*** PROVIDED ENTRIES
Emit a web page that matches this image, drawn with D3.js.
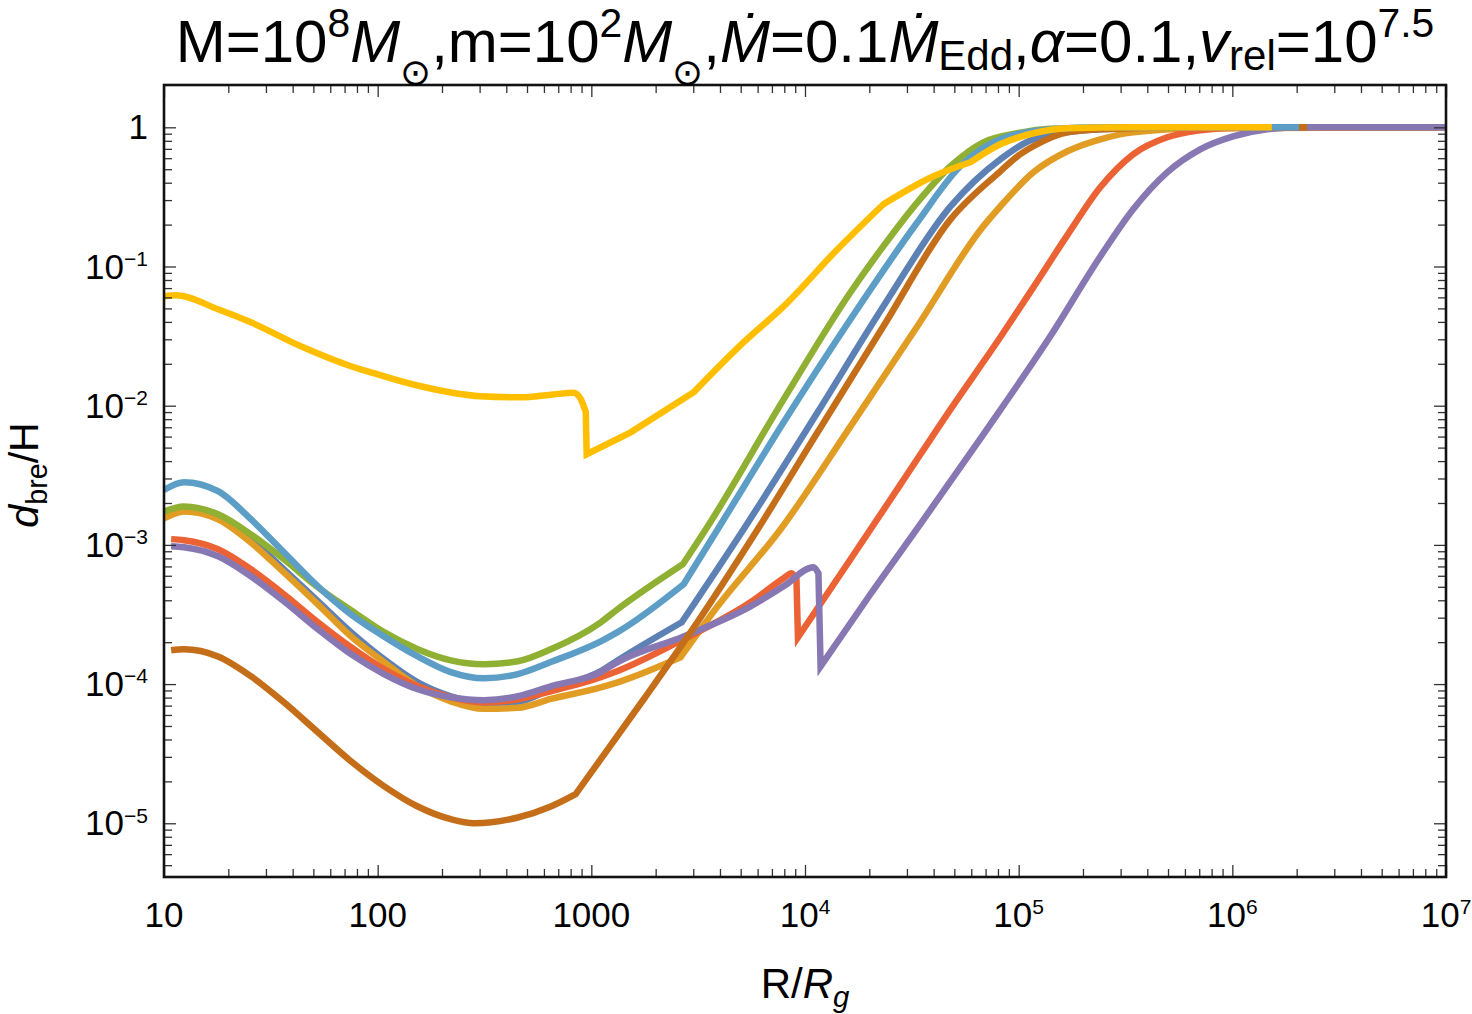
******
*** PROVIDED ENTRIES
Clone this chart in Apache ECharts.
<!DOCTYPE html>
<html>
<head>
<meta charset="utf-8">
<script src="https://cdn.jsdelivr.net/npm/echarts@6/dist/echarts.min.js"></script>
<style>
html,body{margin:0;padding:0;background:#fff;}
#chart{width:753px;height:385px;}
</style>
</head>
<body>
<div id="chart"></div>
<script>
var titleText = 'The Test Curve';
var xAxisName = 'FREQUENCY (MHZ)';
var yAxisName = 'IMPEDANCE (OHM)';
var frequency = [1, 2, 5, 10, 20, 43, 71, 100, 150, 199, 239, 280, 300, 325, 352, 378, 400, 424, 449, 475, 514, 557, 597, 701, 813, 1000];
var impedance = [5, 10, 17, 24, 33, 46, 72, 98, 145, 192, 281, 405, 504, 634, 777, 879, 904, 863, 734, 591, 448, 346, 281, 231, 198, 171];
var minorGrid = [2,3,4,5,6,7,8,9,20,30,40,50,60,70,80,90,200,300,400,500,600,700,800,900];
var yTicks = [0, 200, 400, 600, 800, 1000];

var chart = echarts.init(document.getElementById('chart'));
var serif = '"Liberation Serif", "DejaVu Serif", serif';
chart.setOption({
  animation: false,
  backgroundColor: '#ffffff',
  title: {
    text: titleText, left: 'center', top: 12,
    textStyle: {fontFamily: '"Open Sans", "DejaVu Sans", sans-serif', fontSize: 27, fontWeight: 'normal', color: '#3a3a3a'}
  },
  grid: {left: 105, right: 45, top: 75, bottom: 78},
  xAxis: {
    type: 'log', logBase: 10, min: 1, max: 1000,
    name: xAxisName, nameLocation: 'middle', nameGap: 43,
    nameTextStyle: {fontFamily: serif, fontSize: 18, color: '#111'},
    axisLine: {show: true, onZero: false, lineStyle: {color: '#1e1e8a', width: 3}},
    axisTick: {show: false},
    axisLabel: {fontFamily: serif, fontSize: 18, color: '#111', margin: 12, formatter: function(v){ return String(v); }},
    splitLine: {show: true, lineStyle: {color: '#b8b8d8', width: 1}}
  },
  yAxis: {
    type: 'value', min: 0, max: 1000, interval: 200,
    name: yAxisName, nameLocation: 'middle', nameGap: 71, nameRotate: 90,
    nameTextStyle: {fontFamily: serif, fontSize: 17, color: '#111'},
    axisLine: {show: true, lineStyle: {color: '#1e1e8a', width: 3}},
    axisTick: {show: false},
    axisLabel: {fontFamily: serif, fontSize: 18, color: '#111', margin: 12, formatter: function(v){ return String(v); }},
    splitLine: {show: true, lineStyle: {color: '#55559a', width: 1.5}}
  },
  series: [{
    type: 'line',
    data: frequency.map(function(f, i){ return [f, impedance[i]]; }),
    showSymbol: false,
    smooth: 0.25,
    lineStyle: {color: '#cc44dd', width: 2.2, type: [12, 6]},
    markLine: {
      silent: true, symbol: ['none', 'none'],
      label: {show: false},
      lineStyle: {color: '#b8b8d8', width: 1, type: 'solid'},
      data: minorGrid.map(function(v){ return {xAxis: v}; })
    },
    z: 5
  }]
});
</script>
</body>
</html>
******
▶ **GIVEN TASK**:
Report all lines of the data above that include the string "this".

▶ **SOLUTION TO THE EXERCISE**:
Emit a web page that matches this image, drawn with D3.js.
Clone this chart in Apache ECharts.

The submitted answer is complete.